'Bessie' director Dee Rees calls Bessie Smith a ‘radical feminist’

Queen Latifah shines bright in HBO’s new biopic, Bessie, which captures the unique and brave story of legendary blues songstress Bessie Smith. From her unapologetic approach to stardom to how she expressed her sexuality, Bessie offers insight into a woman who refused to fit into the mold and instead created her own.

TheGrio caught up with the film’s director Dee Rees, who disclosed that Bessie, above all, was a woman who loved to love and thrived from building connections.

“When it came to her relationships, we wanted to show Bessie was a woman who loved many people and loved many people at once,” Rees said. “My take on Bessie is that she didn’t allow herself to love completely but she needed to connect to people.”

The film makes it clear — Bessie refused to be classified as a one-dimensional individual. The opening scene shows Bessie passionately kissing a man in the corner of a smoky backstage area before he forcefully attempts to take things further. But Bessie is intolerant and instead withdraws a blade and slashes him. In doing so, she proves to him — and now to viewers, too — that she is a force to reckon with and that ultimately, she is a woman that doesn’t need saving, because she’s going to save herself.

Bessie’s strength is continuously highlighted throughout the film, which includes a scene of her coming face- to- face with members of the Klu Klux Klan who threaten to shut down her concert — and another where she goes head-to-head with the fiery force of antagonist-turned-mentor Ma Rainey, who is played by Oscar-Award winning actress Mo’Nique. Bessie is ferocious, intimidating and confrontational, but these traits all seem to disappear once she opens her mouth to perform.

Juxtaposed with her hot-tempered character, Dees also focuses on the love stories that blossomed throughout Bessie’s life, revealing a softer, more intimate and often times complicated narrative of a woman who “just wanted to be loved.”

Rees portrays Bessie’s queer identity by introducing Lucille, Bessie’s passionate lover, played by actress Tika Sumpter — but according to Rees, Bessie did not explicitly define her sexuality, because she did not conform to labels.

“I don’t think Bessie would necessarily consider herself a lesbian because Bessie existed in a time before there were so many labels,” Rees said. “She had relationships with both men and woman, and I wanted to show that she took everything case-by-case, even the people that she loved.”
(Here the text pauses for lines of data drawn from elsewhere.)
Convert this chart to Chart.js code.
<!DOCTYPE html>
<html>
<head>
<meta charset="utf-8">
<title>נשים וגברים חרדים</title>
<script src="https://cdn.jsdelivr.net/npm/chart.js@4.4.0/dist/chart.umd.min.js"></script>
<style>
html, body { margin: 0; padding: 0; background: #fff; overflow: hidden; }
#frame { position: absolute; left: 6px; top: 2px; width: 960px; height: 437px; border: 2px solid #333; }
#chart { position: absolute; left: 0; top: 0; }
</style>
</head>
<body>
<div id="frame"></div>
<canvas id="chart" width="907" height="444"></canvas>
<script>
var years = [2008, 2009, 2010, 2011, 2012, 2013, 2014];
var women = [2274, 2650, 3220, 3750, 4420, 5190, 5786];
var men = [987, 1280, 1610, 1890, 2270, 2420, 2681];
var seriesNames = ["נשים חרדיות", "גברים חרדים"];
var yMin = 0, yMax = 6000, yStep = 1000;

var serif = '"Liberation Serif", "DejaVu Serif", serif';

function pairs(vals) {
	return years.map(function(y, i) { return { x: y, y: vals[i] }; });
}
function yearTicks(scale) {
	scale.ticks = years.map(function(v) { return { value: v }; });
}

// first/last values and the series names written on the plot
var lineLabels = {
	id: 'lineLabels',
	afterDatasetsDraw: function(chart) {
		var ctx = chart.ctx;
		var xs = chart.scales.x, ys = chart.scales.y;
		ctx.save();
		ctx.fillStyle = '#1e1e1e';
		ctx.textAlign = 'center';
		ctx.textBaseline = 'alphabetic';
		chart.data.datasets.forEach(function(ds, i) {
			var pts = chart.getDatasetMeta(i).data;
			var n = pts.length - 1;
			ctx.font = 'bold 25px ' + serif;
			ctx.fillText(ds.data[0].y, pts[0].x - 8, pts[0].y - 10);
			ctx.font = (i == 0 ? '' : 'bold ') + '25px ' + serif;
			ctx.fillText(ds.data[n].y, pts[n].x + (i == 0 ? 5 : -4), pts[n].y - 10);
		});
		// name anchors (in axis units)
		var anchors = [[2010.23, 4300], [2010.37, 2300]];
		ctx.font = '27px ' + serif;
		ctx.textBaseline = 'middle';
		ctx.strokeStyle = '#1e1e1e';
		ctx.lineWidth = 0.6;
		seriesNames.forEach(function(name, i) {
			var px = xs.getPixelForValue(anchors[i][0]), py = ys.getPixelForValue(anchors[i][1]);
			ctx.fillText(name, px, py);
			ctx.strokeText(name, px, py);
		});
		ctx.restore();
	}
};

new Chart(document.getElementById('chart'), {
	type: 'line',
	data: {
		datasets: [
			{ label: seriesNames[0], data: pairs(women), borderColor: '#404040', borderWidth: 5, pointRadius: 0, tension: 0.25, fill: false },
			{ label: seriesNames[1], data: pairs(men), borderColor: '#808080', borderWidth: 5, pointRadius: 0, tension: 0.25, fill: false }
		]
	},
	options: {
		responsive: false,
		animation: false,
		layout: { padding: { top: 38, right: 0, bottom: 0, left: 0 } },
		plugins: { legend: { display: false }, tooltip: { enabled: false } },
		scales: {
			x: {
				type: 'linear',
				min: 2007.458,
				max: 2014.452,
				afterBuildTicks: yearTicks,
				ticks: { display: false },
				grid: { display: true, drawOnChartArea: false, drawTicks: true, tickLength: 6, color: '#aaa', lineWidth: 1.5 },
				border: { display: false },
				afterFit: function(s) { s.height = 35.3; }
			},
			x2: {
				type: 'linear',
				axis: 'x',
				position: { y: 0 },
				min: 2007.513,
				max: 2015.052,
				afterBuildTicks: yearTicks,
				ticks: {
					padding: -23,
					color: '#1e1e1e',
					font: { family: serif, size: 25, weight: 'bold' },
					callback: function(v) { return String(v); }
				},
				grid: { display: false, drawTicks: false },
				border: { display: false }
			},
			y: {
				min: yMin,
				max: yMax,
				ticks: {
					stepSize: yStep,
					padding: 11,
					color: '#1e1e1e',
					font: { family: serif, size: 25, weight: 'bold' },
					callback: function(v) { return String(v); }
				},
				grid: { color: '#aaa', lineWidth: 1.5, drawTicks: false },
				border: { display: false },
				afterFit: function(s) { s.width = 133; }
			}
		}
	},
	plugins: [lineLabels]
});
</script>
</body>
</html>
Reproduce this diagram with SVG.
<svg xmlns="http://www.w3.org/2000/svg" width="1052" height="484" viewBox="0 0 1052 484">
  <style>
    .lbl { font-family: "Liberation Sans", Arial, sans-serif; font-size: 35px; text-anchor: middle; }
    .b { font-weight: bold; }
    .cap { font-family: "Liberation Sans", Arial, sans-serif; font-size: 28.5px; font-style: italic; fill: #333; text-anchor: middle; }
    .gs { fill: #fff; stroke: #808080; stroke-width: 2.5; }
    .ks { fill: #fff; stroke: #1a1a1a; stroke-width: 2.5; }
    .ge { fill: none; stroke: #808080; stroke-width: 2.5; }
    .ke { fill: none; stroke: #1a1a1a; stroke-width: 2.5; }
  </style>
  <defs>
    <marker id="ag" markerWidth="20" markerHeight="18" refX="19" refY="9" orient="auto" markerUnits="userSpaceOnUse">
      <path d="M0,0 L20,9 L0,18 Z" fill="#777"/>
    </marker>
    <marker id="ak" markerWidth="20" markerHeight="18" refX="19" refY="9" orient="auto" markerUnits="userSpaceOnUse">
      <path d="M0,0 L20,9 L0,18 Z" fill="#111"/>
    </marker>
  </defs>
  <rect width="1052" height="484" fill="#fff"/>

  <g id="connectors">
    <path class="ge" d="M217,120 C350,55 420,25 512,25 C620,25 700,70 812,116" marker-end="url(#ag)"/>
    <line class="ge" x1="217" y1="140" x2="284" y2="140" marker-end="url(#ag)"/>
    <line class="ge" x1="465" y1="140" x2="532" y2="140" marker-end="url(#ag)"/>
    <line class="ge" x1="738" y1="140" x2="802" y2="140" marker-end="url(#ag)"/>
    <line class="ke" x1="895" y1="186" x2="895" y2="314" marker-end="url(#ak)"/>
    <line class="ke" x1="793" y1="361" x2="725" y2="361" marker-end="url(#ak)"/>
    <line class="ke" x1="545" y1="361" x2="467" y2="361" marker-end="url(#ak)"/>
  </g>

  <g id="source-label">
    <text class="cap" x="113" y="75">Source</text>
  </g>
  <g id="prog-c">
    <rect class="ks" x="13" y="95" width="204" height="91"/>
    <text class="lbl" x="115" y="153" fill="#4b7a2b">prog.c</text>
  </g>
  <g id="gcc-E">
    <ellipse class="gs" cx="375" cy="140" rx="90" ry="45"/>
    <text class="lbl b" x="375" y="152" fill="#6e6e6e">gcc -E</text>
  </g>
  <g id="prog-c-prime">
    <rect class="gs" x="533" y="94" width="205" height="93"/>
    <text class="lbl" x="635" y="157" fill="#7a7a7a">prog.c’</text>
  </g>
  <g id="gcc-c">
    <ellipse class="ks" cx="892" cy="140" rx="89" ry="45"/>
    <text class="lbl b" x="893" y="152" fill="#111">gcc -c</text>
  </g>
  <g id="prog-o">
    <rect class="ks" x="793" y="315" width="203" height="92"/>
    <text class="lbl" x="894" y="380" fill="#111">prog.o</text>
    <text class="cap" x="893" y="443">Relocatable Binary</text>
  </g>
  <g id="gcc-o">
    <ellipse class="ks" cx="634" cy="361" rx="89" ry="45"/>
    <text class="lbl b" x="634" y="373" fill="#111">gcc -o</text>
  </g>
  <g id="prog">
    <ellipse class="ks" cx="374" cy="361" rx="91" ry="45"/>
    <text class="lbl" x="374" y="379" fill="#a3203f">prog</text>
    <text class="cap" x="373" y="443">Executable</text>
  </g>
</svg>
An openly gay woman herself, Rees continued to reflect on Bessie’s progressive lifestyle. “I think Bessie, in her own way, was a radical feminist before there was a name for it. Bessie wasn’t actively trying to be a feminist, but she just loved who she wanted to love. She wanted the lovers but she also wanted the house and the kid and the picket fence— she wanted to have her cake and eat it too.”

Many of the judgments and thoughts that were formed around the gay community during Bessie’s era still haven’t changed, Rees said, as she noted that there is a misconception that “one-size fits all” when it comes to generalizing the gay community even today.

“I think the biggest obstacles that gay people face is the presumption that everyone thinks that they know you and they know what you’re about and they don’t expect that you can know or think beyond what you have experienced. It’s the exact opposite,” she said.

“There’s a presumption that who you are is all that you area, and there’s not an openness to see the rest of you and what you’re able to contribute.”

But the similarities don’t stop there. Rees also touched on the prejudices and racial tensions that plagued society during Bessie’s time in the 1920’s and the parallels to many of the same struggles that still exist today.

For Rees, these issues have not disappeared — they have simply morphed into a similar breed of social justice issues that have marked yet another moment in the fight for civil rights.

“I just want people to recognize the same things that are happening now have always been going on. This is not new. When you heard the blues back then and today you see the social protests, you understand that both, in their own ways, are creating a consciousness against racial oppression,” Rees said. “Back then, they were organizing against nightriders and the Klan, where today those things have been formalized and changed, but we are still fighting the same forces.”

“It just demonstrates that things are how they always have been in a lot of ways. The names of things have changed and the faces of things have changed, but the racism and the things we are fighting against haven’t necessarily changed.”

Bessie premieres on May 16 at 8PM on HBO.